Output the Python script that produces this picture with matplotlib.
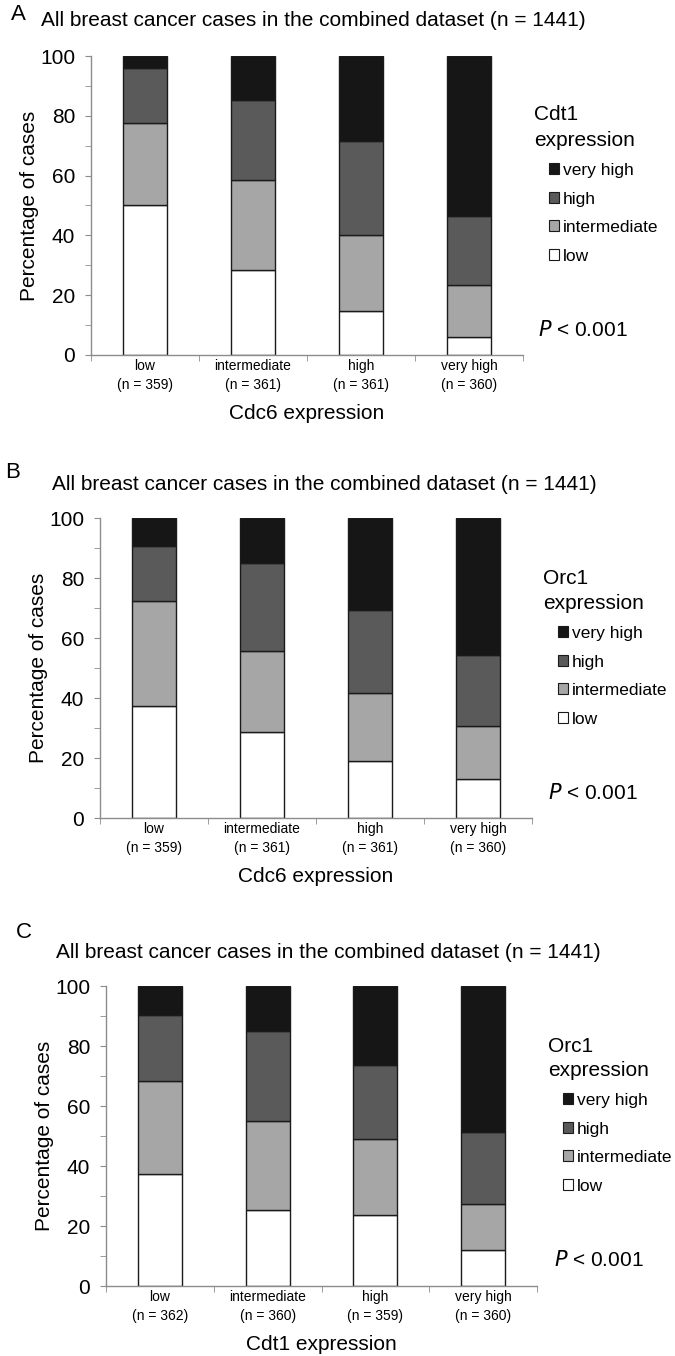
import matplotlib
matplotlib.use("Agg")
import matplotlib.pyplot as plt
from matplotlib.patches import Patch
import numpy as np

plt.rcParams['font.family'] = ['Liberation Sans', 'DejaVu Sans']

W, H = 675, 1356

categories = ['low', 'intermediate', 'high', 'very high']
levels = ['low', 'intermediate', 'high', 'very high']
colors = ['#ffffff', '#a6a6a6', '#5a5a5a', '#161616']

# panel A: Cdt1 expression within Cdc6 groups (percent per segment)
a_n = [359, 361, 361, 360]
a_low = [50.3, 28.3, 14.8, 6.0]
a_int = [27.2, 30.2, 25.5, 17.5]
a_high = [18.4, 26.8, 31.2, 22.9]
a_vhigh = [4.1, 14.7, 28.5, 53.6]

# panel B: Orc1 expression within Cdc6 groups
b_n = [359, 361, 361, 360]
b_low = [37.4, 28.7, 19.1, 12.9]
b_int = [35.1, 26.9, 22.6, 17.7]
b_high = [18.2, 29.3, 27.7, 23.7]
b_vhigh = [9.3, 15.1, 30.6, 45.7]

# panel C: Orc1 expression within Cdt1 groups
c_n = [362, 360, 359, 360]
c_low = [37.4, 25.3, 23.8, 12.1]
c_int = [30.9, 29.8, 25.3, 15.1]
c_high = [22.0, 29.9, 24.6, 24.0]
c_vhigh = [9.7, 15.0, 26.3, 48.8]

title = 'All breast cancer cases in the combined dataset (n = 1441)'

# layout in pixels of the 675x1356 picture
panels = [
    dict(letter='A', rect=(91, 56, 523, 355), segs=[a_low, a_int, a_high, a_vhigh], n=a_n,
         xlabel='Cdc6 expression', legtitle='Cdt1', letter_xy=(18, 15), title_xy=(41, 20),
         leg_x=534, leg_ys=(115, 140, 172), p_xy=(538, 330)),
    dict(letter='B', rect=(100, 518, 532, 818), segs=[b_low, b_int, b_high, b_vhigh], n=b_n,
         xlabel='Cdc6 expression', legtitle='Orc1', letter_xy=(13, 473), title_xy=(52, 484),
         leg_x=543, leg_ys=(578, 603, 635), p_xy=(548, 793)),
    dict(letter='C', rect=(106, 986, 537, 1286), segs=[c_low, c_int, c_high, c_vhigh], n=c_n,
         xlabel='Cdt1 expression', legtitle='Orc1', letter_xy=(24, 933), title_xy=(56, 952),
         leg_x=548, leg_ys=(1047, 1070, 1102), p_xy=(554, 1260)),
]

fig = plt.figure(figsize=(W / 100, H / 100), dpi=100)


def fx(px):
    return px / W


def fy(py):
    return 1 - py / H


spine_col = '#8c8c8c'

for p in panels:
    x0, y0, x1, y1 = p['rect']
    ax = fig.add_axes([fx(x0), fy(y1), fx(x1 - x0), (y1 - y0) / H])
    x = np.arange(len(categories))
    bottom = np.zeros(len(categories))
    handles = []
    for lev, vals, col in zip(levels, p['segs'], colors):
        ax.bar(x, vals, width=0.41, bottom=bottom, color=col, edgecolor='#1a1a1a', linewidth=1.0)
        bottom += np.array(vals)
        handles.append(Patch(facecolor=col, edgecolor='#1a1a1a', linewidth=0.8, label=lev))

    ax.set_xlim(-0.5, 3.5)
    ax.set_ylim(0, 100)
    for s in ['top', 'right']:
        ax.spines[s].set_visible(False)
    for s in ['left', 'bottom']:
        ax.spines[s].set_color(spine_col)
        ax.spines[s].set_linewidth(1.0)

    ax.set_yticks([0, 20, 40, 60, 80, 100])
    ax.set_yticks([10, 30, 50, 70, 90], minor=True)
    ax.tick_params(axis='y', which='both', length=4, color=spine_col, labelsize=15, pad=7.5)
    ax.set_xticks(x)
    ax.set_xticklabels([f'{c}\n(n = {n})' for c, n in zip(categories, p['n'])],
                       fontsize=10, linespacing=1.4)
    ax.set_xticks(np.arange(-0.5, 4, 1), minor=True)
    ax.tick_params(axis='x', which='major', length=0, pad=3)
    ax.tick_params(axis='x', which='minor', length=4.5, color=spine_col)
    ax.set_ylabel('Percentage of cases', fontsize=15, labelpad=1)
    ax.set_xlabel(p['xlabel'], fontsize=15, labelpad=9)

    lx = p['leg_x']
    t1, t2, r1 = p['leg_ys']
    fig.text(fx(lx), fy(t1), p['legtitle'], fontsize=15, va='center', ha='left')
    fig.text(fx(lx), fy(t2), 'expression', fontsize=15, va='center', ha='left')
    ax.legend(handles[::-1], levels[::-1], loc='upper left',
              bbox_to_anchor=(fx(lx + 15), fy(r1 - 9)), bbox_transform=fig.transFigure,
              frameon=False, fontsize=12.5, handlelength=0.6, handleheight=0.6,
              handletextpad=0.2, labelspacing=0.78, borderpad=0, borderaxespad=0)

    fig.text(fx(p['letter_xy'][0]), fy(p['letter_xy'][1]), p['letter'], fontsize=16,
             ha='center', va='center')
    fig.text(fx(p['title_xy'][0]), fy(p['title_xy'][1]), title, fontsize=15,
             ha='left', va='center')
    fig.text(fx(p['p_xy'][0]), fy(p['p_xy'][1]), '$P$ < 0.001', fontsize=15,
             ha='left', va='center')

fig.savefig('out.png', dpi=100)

* **What you need to do**: Print the data above verbatim from the first line through the line holding "return px / W", leaving every picture out.

* **Response to the task**:
Output the Python script that produces this picture with matplotlib.
import matplotlib
matplotlib.use("Agg")
import matplotlib.pyplot as plt
from matplotlib.patches import Patch
import numpy as np

plt.rcParams['font.family'] = ['Liberation Sans', 'DejaVu Sans']

W, H = 675, 1356

categories = ['low', 'intermediate', 'high', 'very high']
levels = ['low', 'intermediate', 'high', 'very high']
colors = ['#ffffff', '#a6a6a6', '#5a5a5a', '#161616']

# panel A: Cdt1 expression within Cdc6 groups (percent per segment)
a_n = [359, 361, 361, 360]
a_low = [50.3, 28.3, 14.8, 6.0]
a_int = [27.2, 30.2, 25.5, 17.5]
a_high = [18.4, 26.8, 31.2, 22.9]
a_vhigh = [4.1, 14.7, 28.5, 53.6]

# panel B: Orc1 expression within Cdc6 groups
b_n = [359, 361, 361, 360]
b_low = [37.4, 28.7, 19.1, 12.9]
b_int = [35.1, 26.9, 22.6, 17.7]
b_high = [18.2, 29.3, 27.7, 23.7]
b_vhigh = [9.3, 15.1, 30.6, 45.7]

# panel C: Orc1 expression within Cdt1 groups
c_n = [362, 360, 359, 360]
c_low = [37.4, 25.3, 23.8, 12.1]
c_int = [30.9, 29.8, 25.3, 15.1]
c_high = [22.0, 29.9, 24.6, 24.0]
c_vhigh = [9.7, 15.0, 26.3, 48.8]

title = 'All breast cancer cases in the combined dataset (n = 1441)'

# layout in pixels of the 675x1356 picture
panels = [
    dict(letter='A', rect=(91, 56, 523, 355), segs=[a_low, a_int, a_high, a_vhigh], n=a_n,
         xlabel='Cdc6 expression', legtitle='Cdt1', letter_xy=(18, 15), title_xy=(41, 20),
         leg_x=534, leg_ys=(115, 140, 172), p_xy=(538, 330)),
    dict(letter='B', rect=(100, 518, 532, 818), segs=[b_low, b_int, b_high, b_vhigh], n=b_n,
         xlabel='Cdc6 expression', legtitle='Orc1', letter_xy=(13, 473), title_xy=(52, 484),
         leg_x=543, leg_ys=(578, 603, 635), p_xy=(548, 793)),
    dict(letter='C', rect=(106, 986, 537, 1286), segs=[c_low, c_int, c_high, c_vhigh], n=c_n,
         xlabel='Cdt1 expression', legtitle='Orc1', letter_xy=(24, 933), title_xy=(56, 952),
         leg_x=548, leg_ys=(1047, 1070, 1102), p_xy=(554, 1260)),
]

fig = plt.figure(figsize=(W / 100, H / 100), dpi=100)


def fx(px):
    return px / W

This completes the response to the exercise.